Environmental policies are costing the earth

Environmental policies are costing the earth

Comment: Contradictions and Hypocrisies of the NSW Government’s ‘Sustainable’ Policies

Solar rebates, the demise of the solar panel rebate scheme, promises of no new coal mines, the Cobbora coal project, fracking contamination concerns in Queensland and the announcement of coal-seam gas mining in Sydney’s inner west.

The recent environmental policies of State and Federal governmenst could be described as inconsistent at best.

It’s difficult to know whether there is any sort of overarching policy when it comes to the not so insignificant issue of how to transition into more sustainable society.

The NSW Government’s most recent moves however are of particular concern.

The first is the decision to retain ownership of the Cobbora coal project, guaranteeing ‘cheap’ (in the narrowest sense of the word) coal to electricity generators across NSW. By artificially depressing the price of coal, the NSW Government is guaranteeing cheap coal for decades – a move that flies in the face of all of Gillard’s talk of a carbon price and shift towards renewables, and goes against the NSW Government’s own Greenhouse Gas Reduction Scheme and other energy efficiency programs.

The second most recent point of concern is the plans for exploratory mining for gas in St Peters. The concerns that have been most vehemently thrown around arise from the water contamination problems encountered in Queensland, and the possible health implications of some of the chemicals used in the extraction process.

These are valid concerns.

However, the most obvious problem with Clover Moore’s plan to power Sydney CBD with natural gas to combat climate change is that it simply replaces one evil with another.

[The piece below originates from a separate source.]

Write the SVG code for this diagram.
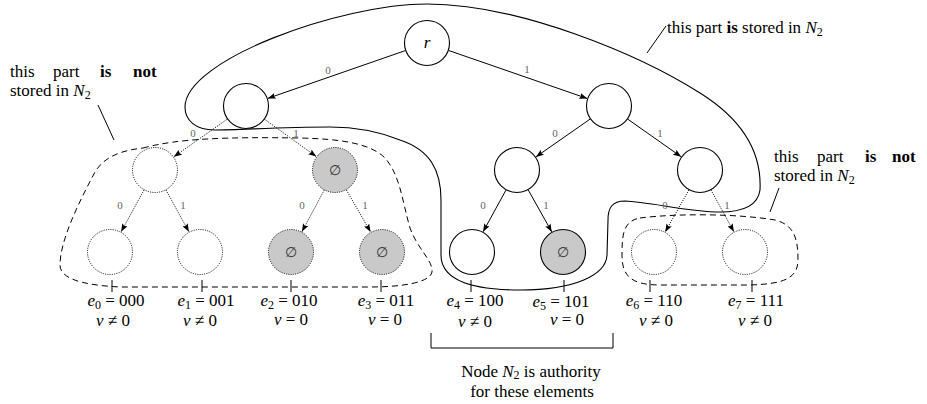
<svg xmlns="http://www.w3.org/2000/svg" width="927" height="404" viewBox="0 0 927 404" font-family="'Liberation Serif', 'Times New Roman', serif">
<style>
text{font-family:"Liberation Serif","Times New Roman",serif;fill:#000}
.t{font-size:17px}
.m{font-style:italic}
.b{font-weight:bold}
.s{font-size:12px;baseline-shift:-3px}
.el{font-size:11px;fill:#666;text-anchor:middle}
.n{fill:#fff;stroke:#000;stroke-width:1.1}
.nd{fill:#fff;stroke:#000;stroke-width:1;stroke-dasharray:1 1.3}
.g{fill:#c9c9c9}
.e{stroke:#000;stroke-width:1;fill:none;marker-end:url(#ah)}
.ed{stroke:#000;stroke-width:1;fill:none;stroke-dasharray:1 1.3;marker-end:url(#ah)}
.blob{fill:none;stroke:#000;stroke-width:1.1}
.dash{fill:none;stroke:#000;stroke-width:1;stroke-dasharray:6 4}
.ln{stroke:#000;stroke-width:1;fill:none}
.es{font-family:"DejaVu Serif",serif;font-size:14px;fill:#333;text-anchor:middle}
.c{text-anchor:middle}
</style>
<defs>
<marker id="ah" viewBox="0 0 8 6" refX="8" refY="3" markerWidth="8" markerHeight="6" orient="auto" markerUnits="userSpaceOnUse">
<path d="M0,0 L8,3 L0,6 L1.5,3 z" fill="#000"/>
</marker>
</defs>

<g id="regions">
<path class="blob" d="M427 4 C520 4 640 55 700 93 C740 118 762 150 760 190 C758 205 745 212 720 212 C690 212 650 202 625 201 C612 201 608 208 608 220 L607 255 C606 275 575 290 520 290 C470 290 441 280 441 255 L441 200 C441 170 430 150 400 140 C380 132 360 127 330 127 C280 127 240 130 215 130 C195 130 185 120 185 107 C185 60 340 4 427 4 Z"/>
<path class="dash" d="M143 148 C180 138 230 137 300 138 C340 139 370 143 385 158 C400 175 402 200 410 228 C418 250 433 260 432 272 C430 283 400 287 370 287 L120 287 C80 285 60 278 60 265 C60 240 80 200 95 172 C105 155 125 150 143 148 Z"/>
<path class="dash" d="M640 218 C680 213 740 214 775 220 C795 225 798 240 798 260 C798 280 780 284 750 285 L660 285 C630 285 622 275 622 255 C622 235 623 221 640 218 Z"/>
</g>

<g id="connectors">
<line class="e" x1="405.3" y1="50.6" x2="267.7" y2="98.4"/>
<line class="e" x1="448.7" y1="50.5" x2="587.3" y2="98.5"/>
<line class="ed" x1="227.2" y1="119.2" x2="173.8" y2="156.8"/>
<line class="ed" x1="264.7" y1="119.4" x2="316.3" y2="156.6"/>
<line class="e" x1="590.1" y1="119.1" x2="535.9" y2="156.9"/>
<line class="e" x1="627.8" y1="119.2" x2="681.2" y2="156.8"/>
<line class="ed" x1="143.9" y1="190.2" x2="121.1" y2="231.8"/>
<line class="ed" x1="166.1" y1="190.2" x2="188.9" y2="231.8"/>
<line class="ed" x1="324.1" y1="190.3" x2="301.9" y2="231.7"/>
<line class="ed" x1="346.4" y1="190" x2="370.6" y2="232"/>
<line class="e" x1="505.9" y1="190.2" x2="483.1" y2="231.8"/>
<line class="e" x1="528.3" y1="190.1" x2="551.8" y2="231.9"/>
<line class="ed" x1="688.8" y1="190.1" x2="665.2" y2="231.9"/>
<line class="ed" x1="711.1" y1="190.2" x2="733.9" y2="231.8"/>
<text class="el" x="328" y="74">0</text>
<text class="el" x="527" y="73">1</text>
<text class="el" x="193" y="137">0</text>
<text class="el" x="296" y="137">1</text>
<text class="el" x="555" y="137">0</text>
<text class="el" x="660" y="137">1</text>
<text class="el" x="120" y="209">0</text>
<text class="el" x="183" y="209">1</text>
<text class="el" x="302" y="209">0</text>
<text class="el" x="365" y="209">1</text>
<text class="el" x="483" y="209">0</text>
<text class="el" x="546" y="209">1</text>
<text class="el" x="665" y="209">0</text>
<text class="el" x="727" y="209">1</text>
</g>

<g id="node-r"><circle class="n" cx="427" cy="43" r="22.5"/><text class="t m c" x="427" y="48">r</text></g>
<g id="node-0"><circle class="n" cx="246" cy="106" r="22.5"/></g>
<g id="node-1"><circle class="n" cx="609" cy="106" r="22.5"/></g>
<g id="node-00"><circle class="nd" cx="155" cy="170" r="22.5"/></g>
<g id="node-01"><circle class="nd g" cx="335" cy="170" r="22.5"/><text class="es" x="335" y="175">∅</text></g>
<g id="node-10"><circle class="n" cx="517" cy="170" r="22.5"/></g>
<g id="node-11"><circle class="n" cx="700" cy="170" r="22.5"/></g>
<g id="leaf-000"><circle class="nd" cx="110" cy="252" r="22.5"/></g>
<g id="leaf-001"><circle class="nd" cx="200" cy="252" r="22.5"/></g>
<g id="leaf-010"><circle class="nd g" cx="291" cy="252" r="22.5"/><text class="es" x="291" y="257">∅</text></g>
<g id="leaf-011"><circle class="nd g" cx="382" cy="252" r="22.5"/><text class="es" x="382" y="257">∅</text></g>
<g id="leaf-100"><circle class="n" cx="472" cy="252" r="22.5"/></g>
<g id="leaf-101"><circle class="n g" cx="563" cy="252" r="22.5"/><text class="es" x="563" y="257">∅</text></g>
<g id="leaf-110"><circle class="nd" cx="654" cy="252" r="22.5"/></g>
<g id="leaf-111"><circle class="nd" cx="745" cy="252" r="22.5"/></g>

<g id="ticks">
<line class="ln" x1="112" y1="280" x2="112" y2="292"/>
<line class="ln" x1="202" y1="280" x2="202" y2="292"/>
<line class="ln" x1="291" y1="280" x2="291" y2="292"/>
<line class="ln" x1="381" y1="280" x2="381" y2="292"/>
<line class="ln" x1="471" y1="280" x2="471" y2="292"/>
<line class="ln" x1="564" y1="280" x2="564" y2="292"/>
<line class="ln" x1="650" y1="280" x2="650" y2="292"/>
<line class="ln" x1="752" y1="280" x2="752" y2="292"/>
</g>

<g id="element-labels">
<text class="t c" x="116" y="306"><tspan class="m">e</tspan><tspan class="s">0</tspan> = 000</text>
<text class="t c" x="206" y="306"><tspan class="m">e</tspan><tspan class="s">1</tspan> = 001</text>
<text class="t c" x="289" y="306"><tspan class="m">e</tspan><tspan class="s">2</tspan> = 010</text>
<text class="t c" x="386" y="306"><tspan class="m">e</tspan><tspan class="s">3</tspan> = 011</text>
<text class="t c" x="475" y="306"><tspan class="m">e</tspan><tspan class="s">4</tspan> = 100</text>
<text class="t c" x="561" y="307"><tspan class="m">e</tspan><tspan class="s">5</tspan> = 101</text>
<text class="t c" x="654" y="306"><tspan class="m">e</tspan><tspan class="s">6</tspan> = 110</text>
<text class="t c" x="756" y="306"><tspan class="m">e</tspan><tspan class="s">7</tspan> = 111</text>
<text class="t c" x="113" y="326"><tspan class="m">v</tspan> ≠ 0</text>
<text class="t c" x="200" y="326"><tspan class="m">v</tspan> ≠ 0</text>
<text class="t c" x="291" y="325"><tspan class="m">v</tspan> = 0</text>
<text class="t c" x="385" y="325"><tspan class="m">v</tspan> = 0</text>
<text class="t c" x="475" y="327"><tspan class="m">v</tspan> ≠ 0</text>
<text class="t c" x="567" y="325"><tspan class="m">v</tspan> = 0</text>
<text class="t c" x="656" y="326"><tspan class="m">v</tspan> ≠ 0</text>
<text class="t c" x="755" y="326"><tspan class="m">v</tspan> ≠ 0</text>
</g>

<g id="annotations">
<text class="t" x="667" y="33">this part <tspan class="b">is</tspan> stored in <tspan class="m">N</tspan><tspan class="s">2</tspan></text>
<line class="ln" x1="666" y1="26" x2="647" y2="53"/>
<text class="t" y="77"><tspan x="10">this</tspan><tspan x="53">part</tspan><tspan class="b" x="100">is</tspan><tspan class="b" x="133">not</tspan></text>
<text class="t" x="10" y="96">stored in <tspan class="m">N</tspan><tspan class="s">2</tspan></text>
<line class="ln" x1="98" y1="105" x2="114" y2="140"/>
<text class="t" y="162"><tspan x="774">this</tspan><tspan x="817">part</tspan><tspan class="b" x="865">is</tspan><tspan class="b" x="892">not</tspan></text>
<text class="t" x="774" y="181">stored in <tspan class="m">N</tspan><tspan class="s">2</tspan></text>
<line class="ln" x1="779" y1="188" x2="770" y2="212"/>
<polyline class="ln" points="431,333 431,348 613,348 613,333"/>
<text class="t c" x="531" y="377">Node <tspan class="m">N</tspan><tspan font-size="12" baseline-shift="-2">2</tspan> is authority</text>
<text class="t c" x="532" y="397">for these elements</text>
</g>
</svg>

Whilst true that natural gas emits less carbon dioxide than burning coal, Professor Robert Howarth (Professor of Ecology and Environmental Biology, Cornell University, US) has released one of the first comprehensive investigations into the greenhouse gas emissions resulting from the use of natural gas as an energy source and has concluded that it is not the clean energy source it is often espoused to be. His research indicates that considering all the emissions involved in the mining, development process and transportation of natural gas; and the conservative estimate of a 1.5 per cent leakage rate of methane (the largest component of natural gas and a much stronger greenhouse gas than coal). Natural gas is no more sustainable than burning dirty coal – something all levels of Government report to be against.

Above and beyond all of this, however, is the simple fact that renewables are the only proven sustainable energy source available. By embarking upon exploratory coal seam gas mining we are not only spending billions of dollars for largely unknown outcomes, but we are creating yet another source of competition for the renewable sector.